11.5 There is no warranty for spare parts and accessories (such as handpieces, pedals, power supplies and car batteries).
12. Permits, customs duties and export
12.1 If the purchase, carriage or use of any of the Products is subject to any prior permit or licence from a government or other authority, it will be your responsibility to obtain such permit or licence, and you will bear the cost of obtaining it and provide us with evidence of having obtained it, if requested by us. If you fail to obtain such a permit or licence, this will not entitle you to withhold or delay payment for the Products ordered. You will bear all costs and expenses arising from your failure to obtain the required permit or licence.
12.2 Products, when imported into certain countries, may be subject to customs duties. Once the product(s) arrives at the destination designated by you for delivery, customs duties, import duties and taxes may be imposed. All such additional costs for customs clearance and import duties or taxes will be borne by you.
13. Communications
13.1 Unless otherwise specified in these GTC, any notices and other communications relating to these contractual relationships may be given in writing by post (a postage prepaid letter will suffice) or by email to the address set out in Section 1.1 and to the last address notified to us by you.

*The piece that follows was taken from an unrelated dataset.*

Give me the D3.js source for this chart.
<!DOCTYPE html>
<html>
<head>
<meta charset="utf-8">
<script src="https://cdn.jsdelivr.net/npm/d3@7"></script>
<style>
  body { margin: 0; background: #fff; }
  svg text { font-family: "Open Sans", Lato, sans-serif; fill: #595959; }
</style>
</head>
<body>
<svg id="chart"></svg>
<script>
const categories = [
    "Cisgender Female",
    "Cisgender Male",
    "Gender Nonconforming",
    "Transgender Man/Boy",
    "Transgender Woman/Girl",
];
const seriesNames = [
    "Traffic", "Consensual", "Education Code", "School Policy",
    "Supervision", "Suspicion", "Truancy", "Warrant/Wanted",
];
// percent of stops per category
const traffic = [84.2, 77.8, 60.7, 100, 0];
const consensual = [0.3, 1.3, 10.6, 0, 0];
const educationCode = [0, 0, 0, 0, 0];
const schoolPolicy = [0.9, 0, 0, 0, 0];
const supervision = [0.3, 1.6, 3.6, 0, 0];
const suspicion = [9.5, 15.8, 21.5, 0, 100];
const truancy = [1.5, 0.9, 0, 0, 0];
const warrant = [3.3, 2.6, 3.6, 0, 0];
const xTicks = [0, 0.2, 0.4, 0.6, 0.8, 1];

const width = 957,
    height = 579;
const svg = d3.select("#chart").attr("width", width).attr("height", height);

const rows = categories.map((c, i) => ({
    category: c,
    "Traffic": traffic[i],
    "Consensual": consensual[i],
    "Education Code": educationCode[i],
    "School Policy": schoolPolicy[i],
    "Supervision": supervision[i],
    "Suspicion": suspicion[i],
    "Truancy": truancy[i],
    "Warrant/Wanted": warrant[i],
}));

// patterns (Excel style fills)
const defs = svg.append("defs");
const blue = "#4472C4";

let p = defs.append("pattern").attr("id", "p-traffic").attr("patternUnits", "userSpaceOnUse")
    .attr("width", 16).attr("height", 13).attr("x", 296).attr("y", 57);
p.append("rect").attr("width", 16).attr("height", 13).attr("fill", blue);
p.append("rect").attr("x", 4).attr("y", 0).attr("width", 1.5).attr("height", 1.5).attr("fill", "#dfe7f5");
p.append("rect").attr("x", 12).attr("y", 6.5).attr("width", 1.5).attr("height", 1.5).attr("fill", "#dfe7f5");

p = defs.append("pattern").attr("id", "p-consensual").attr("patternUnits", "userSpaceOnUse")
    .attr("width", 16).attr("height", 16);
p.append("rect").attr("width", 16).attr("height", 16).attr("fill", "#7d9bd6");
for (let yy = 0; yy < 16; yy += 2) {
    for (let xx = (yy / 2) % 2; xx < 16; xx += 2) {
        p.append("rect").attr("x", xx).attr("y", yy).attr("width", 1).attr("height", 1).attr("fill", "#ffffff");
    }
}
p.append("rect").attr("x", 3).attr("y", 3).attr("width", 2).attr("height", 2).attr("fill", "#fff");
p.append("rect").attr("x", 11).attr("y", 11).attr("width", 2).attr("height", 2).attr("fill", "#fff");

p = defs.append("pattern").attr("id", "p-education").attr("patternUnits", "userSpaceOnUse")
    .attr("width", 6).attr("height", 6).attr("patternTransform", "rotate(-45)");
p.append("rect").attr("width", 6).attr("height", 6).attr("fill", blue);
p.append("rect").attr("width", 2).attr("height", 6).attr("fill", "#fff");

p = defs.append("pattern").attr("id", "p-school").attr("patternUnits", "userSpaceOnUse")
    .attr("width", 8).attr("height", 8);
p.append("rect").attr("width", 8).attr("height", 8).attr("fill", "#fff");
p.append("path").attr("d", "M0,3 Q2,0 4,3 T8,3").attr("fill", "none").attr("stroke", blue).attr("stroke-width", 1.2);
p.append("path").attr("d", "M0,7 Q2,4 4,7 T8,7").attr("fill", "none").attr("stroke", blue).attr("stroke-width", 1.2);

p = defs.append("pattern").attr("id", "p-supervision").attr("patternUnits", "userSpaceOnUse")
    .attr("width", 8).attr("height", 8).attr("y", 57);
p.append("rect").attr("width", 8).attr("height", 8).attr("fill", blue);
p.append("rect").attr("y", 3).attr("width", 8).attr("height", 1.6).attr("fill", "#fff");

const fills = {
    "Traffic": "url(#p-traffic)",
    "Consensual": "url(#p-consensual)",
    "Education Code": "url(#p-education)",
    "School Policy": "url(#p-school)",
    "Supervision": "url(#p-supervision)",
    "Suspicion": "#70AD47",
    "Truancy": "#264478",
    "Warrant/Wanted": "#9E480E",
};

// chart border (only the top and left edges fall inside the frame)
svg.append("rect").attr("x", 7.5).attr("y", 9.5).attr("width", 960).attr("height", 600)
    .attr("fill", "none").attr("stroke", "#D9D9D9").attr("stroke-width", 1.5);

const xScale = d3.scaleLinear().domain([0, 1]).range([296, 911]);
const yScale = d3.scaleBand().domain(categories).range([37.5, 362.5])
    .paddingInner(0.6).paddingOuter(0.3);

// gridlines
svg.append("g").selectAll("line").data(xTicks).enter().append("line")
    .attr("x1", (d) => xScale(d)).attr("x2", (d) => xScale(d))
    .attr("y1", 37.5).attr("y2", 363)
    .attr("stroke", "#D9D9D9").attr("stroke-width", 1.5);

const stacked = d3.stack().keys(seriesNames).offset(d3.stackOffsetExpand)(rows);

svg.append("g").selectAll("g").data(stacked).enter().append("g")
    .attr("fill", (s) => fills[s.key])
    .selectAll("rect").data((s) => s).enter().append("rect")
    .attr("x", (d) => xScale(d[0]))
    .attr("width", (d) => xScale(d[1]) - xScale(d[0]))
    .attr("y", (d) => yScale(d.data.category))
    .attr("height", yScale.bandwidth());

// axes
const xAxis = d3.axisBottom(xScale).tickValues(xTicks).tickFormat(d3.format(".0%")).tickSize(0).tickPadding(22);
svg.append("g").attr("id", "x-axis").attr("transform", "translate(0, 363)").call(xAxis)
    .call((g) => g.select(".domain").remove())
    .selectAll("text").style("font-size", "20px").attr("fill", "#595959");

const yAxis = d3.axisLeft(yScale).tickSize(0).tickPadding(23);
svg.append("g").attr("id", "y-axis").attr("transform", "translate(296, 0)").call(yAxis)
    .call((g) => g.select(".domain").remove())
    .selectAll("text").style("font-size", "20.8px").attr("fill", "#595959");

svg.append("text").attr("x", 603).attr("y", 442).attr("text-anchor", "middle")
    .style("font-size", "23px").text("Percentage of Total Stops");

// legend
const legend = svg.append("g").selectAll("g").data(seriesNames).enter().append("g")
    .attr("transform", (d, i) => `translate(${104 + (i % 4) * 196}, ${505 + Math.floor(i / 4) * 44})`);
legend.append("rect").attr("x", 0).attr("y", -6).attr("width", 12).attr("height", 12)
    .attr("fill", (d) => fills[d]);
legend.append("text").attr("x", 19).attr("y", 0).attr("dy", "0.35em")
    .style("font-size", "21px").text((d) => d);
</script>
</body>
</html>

13.2 Until the contractual legal transaction has been fully performed by both parties, you will be obliged to notify us of any changes to your business address. In the event of failure to notify us of a change of address, any communications will be deemed to have been delivered if sent to the last address communicated by you.
14. Protection of information and personal data
We will only process or use your personal data to the extent permitted by law, safeguarding it from unauthorized access. The terms of our Privacy Policy apply.
15. Final provisions
15.2 The transfer of rights and obligations from a concluded contractual relationship requires our prior written consent.
15.3 If a Party waives or temporarily refrains from enforcing its rights under these General Terms and Conditions, or if it grants the other Party a contractual vacancy period, the rights of the first-mentioned Party shall in any case remain unaffected. A waiver of enforcing its rights in relation to a breach of these General Terms and Conditions may not be construed as a waiver of enforcing its rights in relation to subsequent breaches of these GTC.
15.4 These General Terms and Conditions are governed by the substantive law of the Republic of Italy , excluding the conflict of laws rules and the United Nations Convention on the International Sale of Goods. In the event of disputes arising from a contract, including disputes relating to the existence or non-existence of the contract itself, the competent court shall be exclusively constituted by the courts of Vienna, first district.
15.5 Notwithstanding the foregoing exclusive forum choice, we shall have the right to bring proceedings or seek interim relief in any court having local and factual jurisdiction over you.
15.6 If any provision or parts of a provision within these GTCs are or become invalid, this shall not affect the effectiveness and validity of the remaining provisions. In the event that any provision within these GTCs or part of a contract is invalid or unenforceable, such invalid or unenforceable provision shall be deemed to be replaced by a provision which, in terms of commercial and legal effect, comes as close as possible to that invalid or unenforceable provision. The same applies in the event of a contractual gap.